To follow up on yesterday’s post regarding the latest theory in the field of historical linguistics, Sam had posted this comment in a thread elsewhere on the web:

“[...] There is no such thing as a constant rate of change when we talk about language. Contemporary Icelandic is, for all intents and purposes, exactly the same as Old Norse, such so that a schoolchild in Iceland can read the thousand year old eddas and sagas in the original with no issues. Compare English, and how we almost need a dictionary for Shakespeare, written only four hundred years back. "Glottochronology" is pseudoscience and woo. Comparative Historical Linguistics, as an academic pursuit, relies on actual evidence when reconstructing protoforms, and thus can only make claims about the common ancestor of two or more languages of which we have actual evidence, usually of the written variety. This pretty much only goes back about 5,000 years, with the Sanskrit of the Rig Veda being the oldest attested Indo-European language we have, therefore closest to the protoform. In the same way that one can reconstruct Latin if one knows about French, Italian, Spanish, Romanche, etc., it is possible to reconstruct I-E with knowledge of Old Church Slavonic, Greek, Latin, Sanskrit, Hittite, etc. I know of no proof of efficacy for any attempt to posit relations between the larger language families like Semitic, Altaic, Bantu, Sino-Tibetan, and I-E, etc., and call anyone out on the verifiability of any such claims.


We have an awful lot more than a few words in proto-Indo-European, actually, and a very good idea of the society and belief system in which they were spoken. Even some of the laws and religious beliefs and practices. Here's a good cocktail fact for example: the words 'naked' and 'night' are, in fact, etymologically related -so we can posit that the Indo-European speakers probably wore no pyjamas...

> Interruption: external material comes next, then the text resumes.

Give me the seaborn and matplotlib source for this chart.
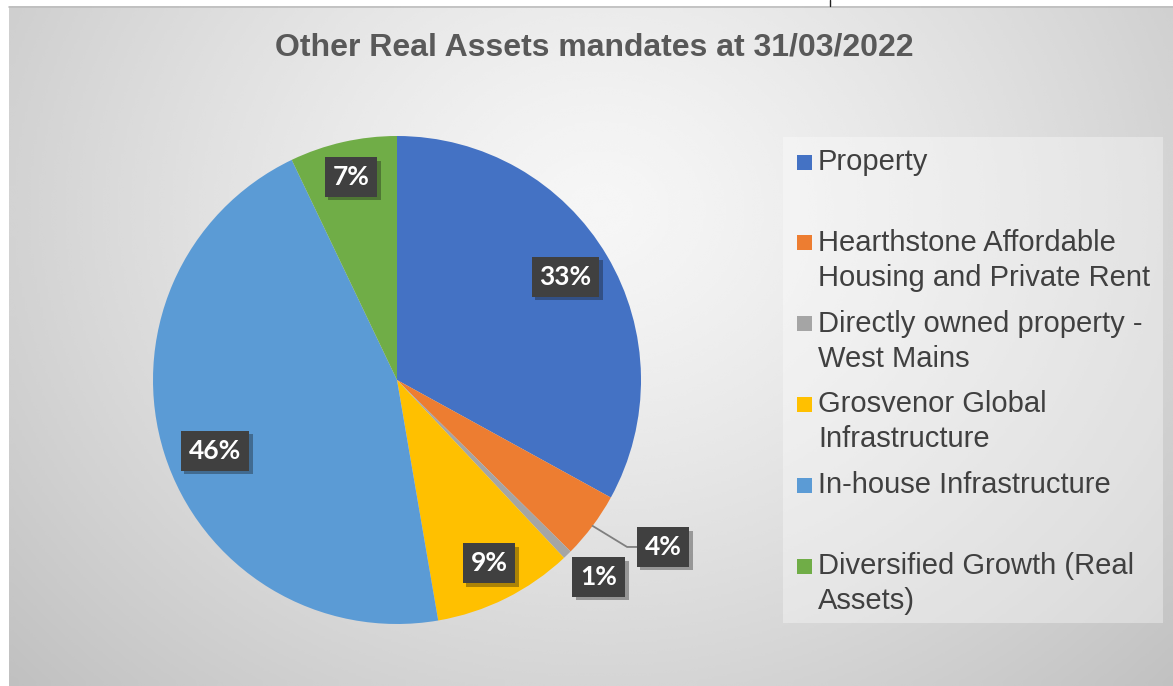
import numpy as np
import matplotlib
matplotlib.use("Agg")
import matplotlib.pyplot as plt
from matplotlib.patches import Rectangle
import matplotlib.patheffects as pe
import seaborn as sns

# ---- data ----
categories = [
    "Property",
    "Hearthstone Affordable\nHousing and Private Rent",
    "Directly owned property -\nWest Mains",
    "Grosvenor Global\nInfrastructure",
    "In-house Infrastructure",
    "Diversified Growth (Real\nAssets)",
]
shares = [33.0, 4.4, 0.6, 9.3, 45.6, 7.1]
pct_labels = ["33%", "4%", "1%", "9%", "46%", "7%"]
slice_colors = ["#4472C4", "#ED7D31", "#A5A5A5", "#FFC000", "#5B9BD5", "#70AD47"]
title = "Other Real Assets mandates at 31/03/2022"

# ---- layout ----
W, H = 1173, 686
sns.set_theme(style="white")
plt.rcParams["font.family"] = ["Liberation Sans", "DejaVu Sans"]

fig = plt.figure(figsize=(W / 100, H / 100), dpi=100)
fig.patch.set_facecolor("white")

def fx(px):
    return px / W

def fy(py):
    return 1 - py / H

# background radial gradient panel
bg = fig.add_axes([fx(9), 0, 1 - fx(9), (H - 6) / H])
bg.set_axis_off()
gx = np.linspace(9, W, 400)
gy = np.linspace(6, H, 240)
GX, GY = np.meshgrid(gx, gy)
d = np.sqrt(((GX - 600) / 820) ** 2 + ((GY - 210) / 700) ** 2)
d = np.clip(d, 0, 1)
light, dark = 0.965, 0.75
img = light - (light - dark) * d ** 1.3
bg.imshow(img, cmap="gray", vmin=0, vmax=1, aspect="auto",
          extent=[0, 1, 0, 1], interpolation="bicubic")
bg.set_xlim(0, 1)
bg.set_ylim(0, 1)
# top border line of the frame
fig.add_artist(plt.Line2D([fx(9), 1], [fy(6.5), fy(6.5)], color="#bdbdbd", lw=1.2))
fig.add_artist(plt.Line2D([fx(830), fx(830)], [fy(0), fy(6)], color="#202020", lw=1))

# pie axes: center (397, 380), radius 244 px
cx, cy, R = 397, 380, 244
ax = fig.add_axes([fx(cx - R), fy(cy + R), 2 * R / W, 2 * R / H])
palette = sns.color_palette(slice_colors)
wedges, _ = ax.pie(shares, colors=palette, startangle=90, counterclock=False,
                   radius=1, wedgeprops=dict(linewidth=0))
ax.set_xlim(-1, 1)
ax.set_ylim(-1, 1)
ax.set_aspect("equal")
ax.set_axis_off()

# data label placement (radius, angle offset in degrees from wedge middle)
label_place = [(0.81, 0.9), (1.287, 4.6), (1.156, 1.4), (0.84, 0.2), (0.80, 3.6), (0.853, 0.0)]
for i, (w, lab) in enumerate(zip(wedges, pct_labels)):
    mid_deg = (w.theta1 + w.theta2) / 2
    r, off = label_place[i]
    a = np.deg2rad(mid_deg + off)
    tx, ty = r * np.cos(a), r * np.sin(a)
    if i == 1:
        m = np.deg2rad(mid_deg)
        ax.plot([np.cos(m), 0.943, tx - 0.1], [np.sin(m), ty, ty], color="#7f7f7f",
                lw=1.3, clip_on=False)
    t = ax.text(tx, ty, lab, ha="center", va="center", color="white",
                fontsize=19, fontweight="bold", family=["Lato", "DejaVu Sans"],
                bbox=dict(boxstyle="square,pad=0.3", fc="#404040", ec="none"),
                zorder=5, clip_on=False)
    t.get_bbox_patch().set_path_effects(
        [pe.SimplePatchShadow(offset=(2.5, -2.5), alpha=0.35), pe.Normal()])

# title
fig.text(fx(594), fy(47), title, ha="center", va="center", fontsize=23,
         fontweight="bold", color="#595959")

# legend panel
fig.add_artist(Rectangle((fx(783), fy(623)), fx(1163) - fx(783), fy(137) - fy(623),
                         transform=fig.transFigure, facecolor="white", alpha=0.35,
                         edgecolor="none"))
slot0, slot_step, line_step = 162, 80.8, 35
for i, (lab, col) in enumerate(zip(categories, slice_colors)):
    y0 = slot0 + i * slot_step
    fig.add_artist(Rectangle((fx(797), fy(y0 + 7.5)), 15 / W, 15 / H,
                             transform=fig.transFigure, facecolor=col,
                             edgecolor="none"))
    for j, line in enumerate(lab.split("\n")):
        fig.text(fx(818), fy(y0 + j * line_step), line, ha="left",
                 va="center", fontsize=21, color="#404040")

fig.savefig("out.png", dpi=100)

The methodology used for the study is also suspect, in my opinion. The claim is that the phonemic inventory (i.e., the set of allowable sounds within a given language) shrinks the further one gets from southwest central Africa, but they've only sampled 504 languages. It is generally agreed that there are about 5,000 to 7,000 languages in the world, so why is the sample so small? The grammars of most all of these languages have been published over the years, so the data are available...


Nonetheless, the article is making some ripples in the unusually staid waters of the field. Closer inspection is warranted... “


We’d be glad to have your thoughts on the matter.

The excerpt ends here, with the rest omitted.